Once rivals, Crisp and Thybulle are now close teammates

The backcourt duo have become good friends after being rivals in high school.

SEATTLE — They can laugh about it now but the situation between David Crisp and Matisse Thybulle wasn’t always so friendly.

Long before Crisp and Thybulle were Washington’s starting backcourt, the junior guards were high school rivals.

Crisp, a Tacoma native, starred at Rainier Beach. Thybulle, who is from Issaquah, was a standout at Eastside Catholic. Rainer Beach and Eastside Catholic are two of Seattle’s biggest prep basketball power houses and with it came an inherent dislike.

It also didn’t help Thybulle blocked Crisp’s shot. Twice.

“I remember the first game we played them, they were like this long lanky guy is going to guard you,” Crisp said with a smile. “I was like, “This guy right here?” He got this short haircut, his ears are sticking out. I come out, shoot my first 3 — boom — he blocks it. I’m like ‘OK.’ I was thinking it was a fluke. I come again, off the dribble trying to get a (another 3-pointer) and he blocks me again.

“I’m like, ‘Alright. Who is this dude?’ ”

Crisp and Thybulle have since moved on from their initial encounter.

They’ve become genuinely close friends who’ve also anchored UW’s 2-3 zone defense in head coach Mike Hopkins’ first year at Washington.

The Huskies (14-6, 4-3 Pac-12 Conference) were one of the worst defenses in America last season en route to finishing with a 9-22 mark.

Much of their turnaround can be attributed to how well they’re stopping opponents this year.

At the heart of it all are Crisp and Thybulle. Hopkins said Crisp, who is 6-foot, does many of the little things that go unnoticed to the untrained eye.

Thybulle, who is 6-5, is a bit more visible with his defensive production as he’s third nationally with three steals.

UW, as a whole, is in the upper half of several defensive statistical categories. The Huskies have held teams to 44.1 percent from the field and 73.3 points per game.

Opponents were shooting at a rate of 51.3 percent and for an average of 81.1 points last season.

“When you’ve got veteran players of their level and they’re buying in,” Hopkins said of Crisp and Thybulle. “They make it very difficult for the opposing team to get any good looks.”

Thybulle said it was funny to see how his relationship with Crisp developed considering they were rivals not too long ago.

The dynamic changed going into their freshman year at UW. None of the freshmen, aside from future first-round pick Dejounte Murray, had a defined role going into the season, he recalled.

It then dawned on Crisp and Thybulle. Between what they each bring to the court, they could form a strong partnership if they wanted.

“We have a chance to play significant roles on this team,” Thybulle said. “We were on the road together. Every game I’ve played on the road, David has been my roommate. That’s a lot of time, so, we just got to know each other.
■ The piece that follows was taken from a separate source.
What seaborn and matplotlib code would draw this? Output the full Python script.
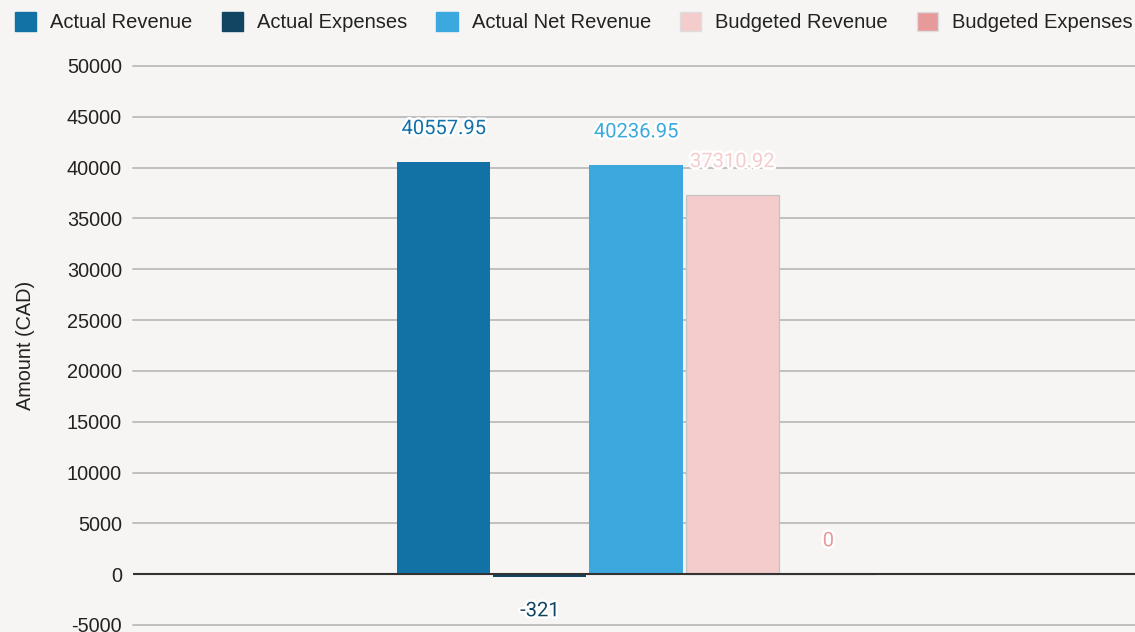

“We realized we had each others’ back and were good enough to do what’s asked of us on that court.”

Thybulle said his partnership with Crisp works because they complement each other really well.

It’s become a bit of running joke. If there’s a ball Thybulle and his 7-foot wingspan cannot reach, somehow Crisp finds a way to get there.

“I’ll be like, ‘David, I’m way longer than you,’” Thybulle said. “And he’ll say, ‘But I can get the bounce passes.’”

Thybulle said many of Crisp’ steals come because opponents think they can try to sneak a bounce pass by him.

It’s another reason why the Crisp-Thybulle pairing can be treacherous to face. The Huskies are ninth nationally with 8.8 steals.

UW is also ninth in another category called “steals per possession.” The metric measures how often teams force steals.

Hopkins’ zone is forcing steals at a rate of 11.9 percent of the time.

“It’s been huge. Especially coming off the year we had last year … he was one of the first dudes I was on the phone with when we got the news about (former coach Lorenzo Romar being fired),” Crisp said. “I was just like, ‘If we stay here, we can do this thing.’ Just being here, in the position we’re in now and then being out there on top with him on defense.

“We’re communicating through the whole possession, every possession. It’s fun out there on defense with him.”